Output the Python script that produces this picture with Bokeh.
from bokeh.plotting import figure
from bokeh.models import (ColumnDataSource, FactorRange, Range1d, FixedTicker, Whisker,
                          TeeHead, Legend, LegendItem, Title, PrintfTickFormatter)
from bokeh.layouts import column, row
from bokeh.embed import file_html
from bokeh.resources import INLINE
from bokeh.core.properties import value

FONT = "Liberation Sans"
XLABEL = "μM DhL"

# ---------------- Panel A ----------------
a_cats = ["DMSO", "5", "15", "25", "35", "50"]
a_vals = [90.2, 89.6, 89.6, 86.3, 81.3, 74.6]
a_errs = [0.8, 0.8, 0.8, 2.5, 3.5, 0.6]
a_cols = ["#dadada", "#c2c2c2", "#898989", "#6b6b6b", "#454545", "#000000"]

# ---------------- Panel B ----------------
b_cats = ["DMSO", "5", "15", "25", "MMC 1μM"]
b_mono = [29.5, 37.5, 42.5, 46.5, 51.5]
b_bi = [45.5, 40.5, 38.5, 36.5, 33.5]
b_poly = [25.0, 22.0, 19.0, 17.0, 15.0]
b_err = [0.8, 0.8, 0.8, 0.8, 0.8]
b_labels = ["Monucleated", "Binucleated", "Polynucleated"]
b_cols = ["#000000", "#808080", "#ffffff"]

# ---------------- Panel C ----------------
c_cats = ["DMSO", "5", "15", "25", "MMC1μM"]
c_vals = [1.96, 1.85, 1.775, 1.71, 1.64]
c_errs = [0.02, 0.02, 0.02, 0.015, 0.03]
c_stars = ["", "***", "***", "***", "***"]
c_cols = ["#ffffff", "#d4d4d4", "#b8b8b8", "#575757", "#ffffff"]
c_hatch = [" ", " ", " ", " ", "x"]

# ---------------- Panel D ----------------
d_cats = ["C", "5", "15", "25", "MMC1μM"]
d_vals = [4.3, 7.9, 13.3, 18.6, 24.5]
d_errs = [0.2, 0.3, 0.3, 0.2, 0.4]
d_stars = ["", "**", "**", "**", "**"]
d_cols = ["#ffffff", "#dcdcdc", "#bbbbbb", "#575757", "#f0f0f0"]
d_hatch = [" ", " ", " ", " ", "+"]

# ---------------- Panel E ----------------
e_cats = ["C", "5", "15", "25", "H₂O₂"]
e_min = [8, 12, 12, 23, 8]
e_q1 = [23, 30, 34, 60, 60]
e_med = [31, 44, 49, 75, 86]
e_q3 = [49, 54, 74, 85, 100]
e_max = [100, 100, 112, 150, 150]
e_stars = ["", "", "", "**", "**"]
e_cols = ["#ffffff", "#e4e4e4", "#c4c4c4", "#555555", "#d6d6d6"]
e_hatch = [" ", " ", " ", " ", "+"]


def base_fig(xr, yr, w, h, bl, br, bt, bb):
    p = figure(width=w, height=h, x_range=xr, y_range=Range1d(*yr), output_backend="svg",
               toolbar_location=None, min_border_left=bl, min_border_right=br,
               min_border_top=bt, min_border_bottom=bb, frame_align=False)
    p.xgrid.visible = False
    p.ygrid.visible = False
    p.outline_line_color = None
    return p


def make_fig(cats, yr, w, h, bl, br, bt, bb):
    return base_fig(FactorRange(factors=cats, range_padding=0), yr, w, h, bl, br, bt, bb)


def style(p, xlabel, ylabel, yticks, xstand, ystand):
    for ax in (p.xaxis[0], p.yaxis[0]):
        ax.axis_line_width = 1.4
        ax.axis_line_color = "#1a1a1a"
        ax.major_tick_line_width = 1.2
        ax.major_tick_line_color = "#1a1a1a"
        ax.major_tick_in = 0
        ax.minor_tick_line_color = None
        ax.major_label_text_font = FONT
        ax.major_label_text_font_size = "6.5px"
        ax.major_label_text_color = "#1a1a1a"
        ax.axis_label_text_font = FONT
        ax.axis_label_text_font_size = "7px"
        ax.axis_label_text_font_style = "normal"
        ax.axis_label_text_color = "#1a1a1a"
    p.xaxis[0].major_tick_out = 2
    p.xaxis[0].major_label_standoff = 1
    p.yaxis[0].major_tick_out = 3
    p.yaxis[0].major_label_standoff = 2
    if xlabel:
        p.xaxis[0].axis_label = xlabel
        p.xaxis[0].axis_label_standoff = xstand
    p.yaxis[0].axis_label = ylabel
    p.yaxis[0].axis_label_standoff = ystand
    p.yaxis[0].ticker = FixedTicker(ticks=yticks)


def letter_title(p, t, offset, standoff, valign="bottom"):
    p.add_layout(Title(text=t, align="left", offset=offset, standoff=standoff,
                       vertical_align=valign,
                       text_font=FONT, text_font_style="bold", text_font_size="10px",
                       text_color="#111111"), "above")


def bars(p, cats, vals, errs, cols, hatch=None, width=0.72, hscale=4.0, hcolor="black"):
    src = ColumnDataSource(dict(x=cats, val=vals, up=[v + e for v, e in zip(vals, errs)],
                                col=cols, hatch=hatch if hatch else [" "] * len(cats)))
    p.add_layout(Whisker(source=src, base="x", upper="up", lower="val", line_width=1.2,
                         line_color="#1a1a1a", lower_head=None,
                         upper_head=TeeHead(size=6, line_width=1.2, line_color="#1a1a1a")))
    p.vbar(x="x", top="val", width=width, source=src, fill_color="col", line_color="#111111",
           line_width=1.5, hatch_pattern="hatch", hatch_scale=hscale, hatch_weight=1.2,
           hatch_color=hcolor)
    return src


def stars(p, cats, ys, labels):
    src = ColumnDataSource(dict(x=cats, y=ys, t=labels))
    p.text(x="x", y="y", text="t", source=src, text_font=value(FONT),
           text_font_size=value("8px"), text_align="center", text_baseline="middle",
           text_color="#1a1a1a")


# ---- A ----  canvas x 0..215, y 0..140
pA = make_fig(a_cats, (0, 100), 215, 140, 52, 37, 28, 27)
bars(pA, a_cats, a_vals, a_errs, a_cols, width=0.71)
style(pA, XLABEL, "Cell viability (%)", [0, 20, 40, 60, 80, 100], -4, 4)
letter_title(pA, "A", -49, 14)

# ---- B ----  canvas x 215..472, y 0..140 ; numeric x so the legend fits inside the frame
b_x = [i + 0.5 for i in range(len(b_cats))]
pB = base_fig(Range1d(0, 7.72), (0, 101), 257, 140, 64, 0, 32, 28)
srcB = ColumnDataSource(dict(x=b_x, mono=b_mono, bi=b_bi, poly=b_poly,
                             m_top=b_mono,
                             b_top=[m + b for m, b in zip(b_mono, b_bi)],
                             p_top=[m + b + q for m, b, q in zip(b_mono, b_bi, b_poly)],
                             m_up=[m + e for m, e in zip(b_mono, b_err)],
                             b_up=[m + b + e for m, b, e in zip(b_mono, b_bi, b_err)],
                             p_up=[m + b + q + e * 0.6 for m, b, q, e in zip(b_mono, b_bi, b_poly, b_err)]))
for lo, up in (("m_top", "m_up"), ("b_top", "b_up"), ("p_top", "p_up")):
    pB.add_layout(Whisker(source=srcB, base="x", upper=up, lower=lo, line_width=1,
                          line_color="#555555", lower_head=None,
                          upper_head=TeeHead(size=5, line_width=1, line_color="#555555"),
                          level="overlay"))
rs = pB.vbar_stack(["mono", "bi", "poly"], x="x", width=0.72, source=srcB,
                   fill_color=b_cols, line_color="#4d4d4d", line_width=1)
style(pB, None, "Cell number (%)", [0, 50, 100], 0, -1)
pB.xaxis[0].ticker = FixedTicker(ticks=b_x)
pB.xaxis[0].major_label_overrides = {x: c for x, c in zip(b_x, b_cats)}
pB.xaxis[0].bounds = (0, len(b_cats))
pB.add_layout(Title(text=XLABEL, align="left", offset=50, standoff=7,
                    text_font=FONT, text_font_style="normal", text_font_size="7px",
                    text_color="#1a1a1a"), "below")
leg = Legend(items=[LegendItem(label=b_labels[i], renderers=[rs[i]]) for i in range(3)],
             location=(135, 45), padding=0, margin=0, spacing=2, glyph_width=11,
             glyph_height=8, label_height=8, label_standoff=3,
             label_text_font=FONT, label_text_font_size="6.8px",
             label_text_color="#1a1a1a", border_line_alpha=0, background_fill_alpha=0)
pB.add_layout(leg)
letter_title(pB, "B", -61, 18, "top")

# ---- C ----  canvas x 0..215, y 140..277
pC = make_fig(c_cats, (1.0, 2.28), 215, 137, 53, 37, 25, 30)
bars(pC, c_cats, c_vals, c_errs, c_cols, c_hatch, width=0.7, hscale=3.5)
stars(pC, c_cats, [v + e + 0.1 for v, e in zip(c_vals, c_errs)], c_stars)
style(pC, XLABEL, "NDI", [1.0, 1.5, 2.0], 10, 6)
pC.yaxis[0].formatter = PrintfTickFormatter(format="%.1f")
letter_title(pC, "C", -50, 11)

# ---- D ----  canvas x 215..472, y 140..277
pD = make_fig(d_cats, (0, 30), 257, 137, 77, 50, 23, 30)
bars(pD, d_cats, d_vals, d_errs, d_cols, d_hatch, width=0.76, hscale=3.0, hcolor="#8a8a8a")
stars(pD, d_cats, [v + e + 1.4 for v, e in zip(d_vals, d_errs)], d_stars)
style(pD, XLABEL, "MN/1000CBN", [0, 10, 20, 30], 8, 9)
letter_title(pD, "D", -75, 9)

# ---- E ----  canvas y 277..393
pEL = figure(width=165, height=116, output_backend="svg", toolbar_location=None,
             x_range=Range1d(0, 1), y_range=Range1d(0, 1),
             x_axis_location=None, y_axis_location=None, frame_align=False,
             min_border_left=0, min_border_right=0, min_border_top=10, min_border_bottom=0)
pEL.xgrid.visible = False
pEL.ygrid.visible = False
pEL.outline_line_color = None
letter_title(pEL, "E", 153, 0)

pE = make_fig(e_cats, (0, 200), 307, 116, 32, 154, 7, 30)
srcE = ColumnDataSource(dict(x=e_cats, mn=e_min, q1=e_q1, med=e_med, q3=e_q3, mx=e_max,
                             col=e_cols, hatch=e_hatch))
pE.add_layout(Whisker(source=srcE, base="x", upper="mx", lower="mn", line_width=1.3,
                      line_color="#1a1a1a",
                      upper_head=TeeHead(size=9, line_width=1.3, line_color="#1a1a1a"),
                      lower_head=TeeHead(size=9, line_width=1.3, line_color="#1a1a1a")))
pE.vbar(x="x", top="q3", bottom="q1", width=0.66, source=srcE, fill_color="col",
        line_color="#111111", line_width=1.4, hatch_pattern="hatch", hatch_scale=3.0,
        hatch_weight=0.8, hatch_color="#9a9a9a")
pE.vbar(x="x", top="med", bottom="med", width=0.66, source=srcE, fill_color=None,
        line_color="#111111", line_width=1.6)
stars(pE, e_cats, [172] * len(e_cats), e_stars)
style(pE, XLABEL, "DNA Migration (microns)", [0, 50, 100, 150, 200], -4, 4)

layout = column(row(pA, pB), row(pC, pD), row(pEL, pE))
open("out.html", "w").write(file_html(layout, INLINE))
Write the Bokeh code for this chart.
___
Pull out all lines from the entries above in which the word "this" appears.

▶ Exercise output
Output the Python script that produces this picture with Bokeh.
Write the Bokeh code for this chart.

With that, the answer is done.